Proposal: a new `exports` field in `findlib` META files

Proposal: exports field in findlib META files

Note: in what follows I use, following dune terminology, the term library names for what is formally ocamlfind package names.

Recently I have deprecated a few libraries names in some packages. Namely vg.svg, uunf.string and uuseg.string.

To do so I made empty libraries in the META files installed by these packages. These empty libraries simply requires their replacement library and warn on usage with a warning field (sample).

However this can’t work if you have a build system with correct dependencies – a.k.a implicit_transitive_deps set to false in dune.

In this mode the includes (-I) of the requires of a specified library dependency are not added during the compilation phase. So using the requires field to proxy a library for another one can’t work.

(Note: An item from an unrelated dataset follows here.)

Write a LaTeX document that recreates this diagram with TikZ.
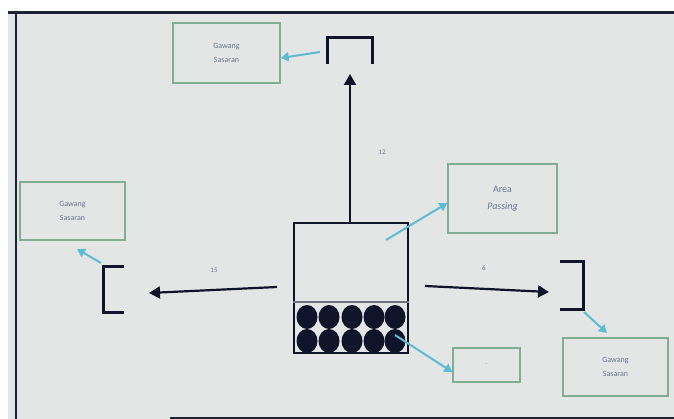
\documentclass[tikz,border=0pt]{standalone}
\usepackage{fontspec}
\setmainfont{Carlito}
\usetikzlibrary{arrows.meta}
\definecolor{bg}{HTML}{E4E6E6}
\definecolor{frame}{HTML}{1C2333}
\definecolor{gbox}{HTML}{7FAE93}
\definecolor{cyanar}{HTML}{5CBCD6}
\definecolor{txt}{HTML}{6A7590}
\definecolor{ink}{HTML}{10142A}
\tikzset{
  gbox/.style={draw=gbox, line width=1.3pt, fill=bg, inner sep=0pt, align=center, font=\fontsize{8}{14}\selectfont, text=txt},
  blackarrow/.style={draw=ink, line width=2.2pt, -{Triangle[length=11pt,width=12pt]}},
  cyanarrow/.style={draw=cyanar, line width=2pt, -{Triangle[length=8pt,width=9pt]}},
  bracket/.style={draw=ink, line width=3pt},
  numlabel/.style={font=\fontsize{7}{8}\selectfont, text=txt},
  ball/.style={fill=ink, draw=none}
}
\begin{document}
\begin{tikzpicture}[x=1pt,y=-1pt]
\useasboundingbox (0,0) rectangle (674,419);
\fill[white] (0,0) rectangle (674,419);
\fill[bg] (8,12) rectangle (674,419);
\draw[frame, line width=2.5pt] (8,12.5) -- (674,12.5);
\draw[frame, line width=2.5pt] (16,12) -- (16,419);
\draw[frame, line width=2.5pt] (170,418) -- (674,418);

% boxes
\node[gbox, minimum width=107pt, minimum height=60pt] (topbox) at (226.5,53) {Gawang\\Sasaran};
\node[gbox, minimum width=105pt, minimum height=58pt] (leftbox) at (72.5,211) {Gawang\\Sasaran};
\node[gbox, minimum width=109pt, minimum height=69pt, font=\fontsize{10}{17}\selectfont] (passbox) at (502.5,198.5) {Area\\\textit{Passing}};
\node[gbox, minimum width=105pt, minimum height=58pt] (brbox) at (615.5,367) {Gawang\\Sasaran};
\node[gbox, minimum width=67pt, minimum height=34pt, font=\fontsize{5}{6}\selectfont] (smallbox) at (486.5,365) {-};

% central box
\node[draw=ink, line width=1.6pt, minimum width=114pt, minimum height=130pt, inner sep=0pt, fill=bg] (main) at (351,288) {};
\draw[draw=ink!60, line width=1.2pt] (main.west |- 0,302) coordinate (dl) -- (main.east |- 0,302) coordinate (dr);
\foreach \x [count=\i] in {307,329,352,374,395} {
  \fill[ball] (\x,317) ellipse (10.5 and 12);
  \fill[ball] (\x,341) ellipse (10.5 and 12);
}
\coordinate (ballend) at (395,335);

% brackets
\coordinate (tb1) at (327,64);
\coordinate (tb2) at (327,38);
\coordinate (tb3) at (372,38);
\coordinate (tb4) at (372,64);
\draw[bracket] (tb1) -- (tb2) -- (tb3) -- (tb4);
\coordinate (lb1) at (124,267);
\coordinate (lb2) at (103,267);
\coordinate (lb3) at (103,313);
\coordinate (lb4) at (124,313);
\draw[bracket] (lb1) -- (lb2) -- (lb3) -- (lb4);
\coordinate (rb1) at (560,262);
\coordinate (rb2) at (583,262);
\coordinate (rb3) at (583,310);
\coordinate (rb4) at (560,310);
\draw[bracket] (rb1) -- (rb2) -- (rb3) -- (rb4);

% black arrows
\coordinate (upend) at (350,74);
\draw[blackarrow] (main.north -| 350,0) -- (upend);
\coordinate (lstart) at (277,287);
\coordinate (lend) at (149,293);
\draw[blackarrow] (lstart) -- (lend);
\coordinate (rstart) at (425,286);
\coordinate (rend) at (549,292);
\draw[blackarrow] (rstart) -- (rend);

% labels
\node[numlabel] (l12) at (382,152) {12};
\node[numlabel] (l15) at (214,270) {15};
\node[numlabel] (l6) at (484,268) {6};

% cyan arrows
\draw[cyanarrow] (320,52) -- (topbox.east |- 0,58);
\draw[cyanarrow] (lb2) ++(-2,-4) -- (77,249);
\draw[cyanarrow] (386,240) -- (passbox.west |- 0,203);
\draw[cyanarrow] (rb3) ++(1,2) -- (607,333);
\draw[cyanarrow] (ballend) -- (smallbox.west |- 0,372);
\end{tikzpicture}
\end{document}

While it seems that correct dependencies break in all sorts of obscure ways, upstream has integrated support for hidden includes (-H) in the upcoming OCaml 5.2. But in order to be able to proper use it we need to extend the metadata we keep about libraries to know which of the libraries need to be included with -H and those that need to be included with -I.

Proposal

Add an exports field to META files which has exactly the same syntax as requires, a list of library names. Libraries mentioned in a library’s requires are not exposed to code compiling against the library while those in exports are.

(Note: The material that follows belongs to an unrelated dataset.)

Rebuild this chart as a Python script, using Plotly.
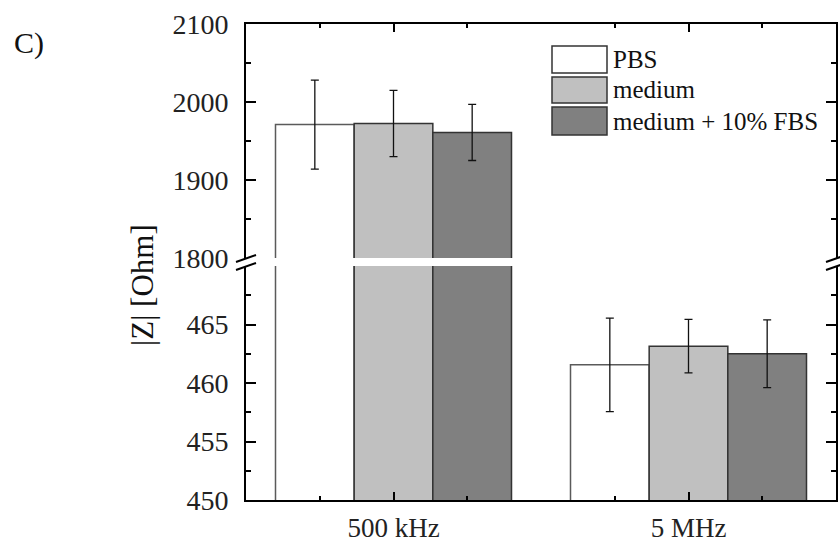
import plotly.graph_objects as go

# ---- data ----
categories = ["500 kHz", "5 MHz"]
series_names = ["PBS", "medium", "medium + 10% FBS"]
pbs_values = [1971, 461.55]
pbs_errors = [57, 4.0]
medium_values = [1972.5, 463.15]
medium_errors = [42.5, 2.28]
fbs_values = [1961, 462.5]
fbs_errors = [36, 2.9]
y_top_ticks = [1800, 1900, 2000, 2100]
y_bottom_ticks = [450, 455, 460, 465]

values = [pbs_values, medium_values, fbs_values]
errors = [pbs_errors, medium_errors, fbs_errors]
fills = ["#ffffff", "#c0c0c0", "#808080"]
outlines = ["#5a5a5a", "#333333", "#333333"]

FONT = "Liberation Serif, Times New Roman, serif"
W, H = 840, 543
# plot area in window pixels
PL, PR, PT, PB = 246, 836, 24, 500
L, R, T, B = PL, W - PR, PT, H - PB
PW, PH = PR - PL, PB - PT

def px_x(px):
    return (px - PL) / PW

def px_y(py):
    return (PB - py) / PH

x_pos = list(range(len(categories)))

fig = go.Figure()
for axes in (("x", "y"), ("x2", "y2")):
    for name, vals, errs, fc, lc in zip(series_names, values, errors, fills, outlines):
        fig.add_trace(go.Bar(
            x=x_pos, y=vals, name=name, xaxis=axes[0], yaxis=axes[1],
            marker=dict(color=fc, line=dict(color=lc, width=1.5)),
            error_y=dict(type="data", array=errs, color="#111111", thickness=1.3, width=4),
            showlegend=False,
        ))

common_x = dict(
    range=[-0.5, 1.5], tickvals=x_pos, ticktext=categories,
    ticks="inside", ticklen=8, tickwidth=2, tickcolor="black",
    minor=dict(tickvals=[-0.25, 0.25, 0.75, 1.25], ticks="inside", ticklen=4, tickwidth=2, tickcolor="black"),
    showline=True, linewidth=2, linecolor="black",
    showgrid=False, zeroline=False, automargin=False,
    tickfont=dict(family=FONT, size=27, color="#222"),
)
common_y = dict(
    ticks="inside", ticklen=10, tickwidth=2, tickcolor="black",
    showline=True, linewidth=2, linecolor="black", mirror="ticks",
    showgrid=False, zeroline=False, automargin=False,
    tickfont=dict(family=FONT, size=28, color="#222"),
    ticklabelstandoff=10,
)

fig.update_layout(
    width=W, height=H,
    margin=dict(l=L, r=R, t=T, b=B, autoexpand=False),
    paper_bgcolor="white", plot_bgcolor="white",
    barmode="group", bargap=0.2, bargroupgap=0,
    showlegend=False,
    xaxis=dict(**common_x, anchor="y", domain=[0, 1], ticklabelstandoff=3),
    xaxis2=dict(**common_x, anchor="y2", domain=[0, 1], side="top", matches="x", showticklabels=False),
    yaxis=dict(**common_y, domain=[0, px_y(266)], range=[450, 470], tickvals=y_bottom_ticks,
               minor=dict(tickvals=[452.5, 457.5, 462.5, 467.5], ticks="inside", ticklen=5, tickwidth=2, tickcolor="black")),
    yaxis2=dict(**common_y, domain=[px_y(258), 1], range=[1800, 2100], tickvals=y_top_ticks,
                minor=dict(tickvals=[1850, 1950, 2050], ticks="inside", ticklen=5, tickwidth=2, tickcolor="black")),
)

# axis-break marks
shapes = []
for xa in (0, 1):
    for (y0, y1) in ((0, 7), (-8, -1)):
        shapes.append(dict(type="line", xref="paper", yref="paper",
                           xsizemode="pixel", xanchor=xa, ysizemode="pixel", yanchor=px_y(262),
                           x0=-10, x1=10, y0=y0, y1=y1,
                           line=dict(color="black", width=2)))

# legend (custom, boxed swatches)
swatch_rows = [(46, 73), (77, 103), (107, 135)]
annotations = []
for name, fc, lc, (top, bot) in zip(series_names, fills, outlines, swatch_rows):
    shapes.append(dict(type="rect", xref="paper", yref="paper",
                       x0=px_x(552), x1=px_x(607), y0=px_y(bot), y1=px_y(top),
                       fillcolor=fc, line=dict(color="#333333", width=1.5)))
    annotations.append(dict(text=name, xref="paper", yref="paper",
                            x=px_x(611), y=px_y((top + bot) / 2), xanchor="left", yanchor="middle",
                            showarrow=False, font=dict(family=FONT, size=25, color="#111")))

annotations.append(dict(text="|Z| [Ohm]", xref="paper", yref="paper", x=px_x(142), y=px_y(285),
                        textangle=-90, showarrow=False, xanchor="center", yanchor="middle",
                        font=dict(family=FONT, size=31, color="#111")))
annotations.append(dict(text="C)", xref="paper", yref="paper", x=px_x(12), y=px_y(43),
                        xanchor="left", yanchor="middle", showarrow=False,
                        font=dict(family=FONT, size=30, color="#111")))

fig.update_layout(shapes=shapes, annotations=annotations)

fig.write_html(
    "out.html",
    config={"displayModeBar": False},
    post_script="document.body.style.margin='0';document.body.style.overflow='hidden';",
)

In the compilation phase this means that libraries mentioned in requires get included with -H while those in exports get included with -I.

More precisely the semantics of requires and exports are as a follows.

Compiling with correct dependencies (OCaml >= 5.2)

Given a sequence of library names libs to compile and link against.

Let exported_libs be the smallest set of library names that includes libs, and their
transitive exports.

Let hidden_libs be the smallest set of library names that includes the transitive requires of libs, the transitive requires of the exports of libs and the transitive exports of any library found in requires that are not in exported_libs.

  1. Compilation phase. For each library in the set of exported_libs we include its library directory with a -I. For each of library in hidden_libs with include its library directory with a -H.

  2. Linking phase. The library archives of hidden_libs and exported_libs need to be provided, sorted in stable topological order.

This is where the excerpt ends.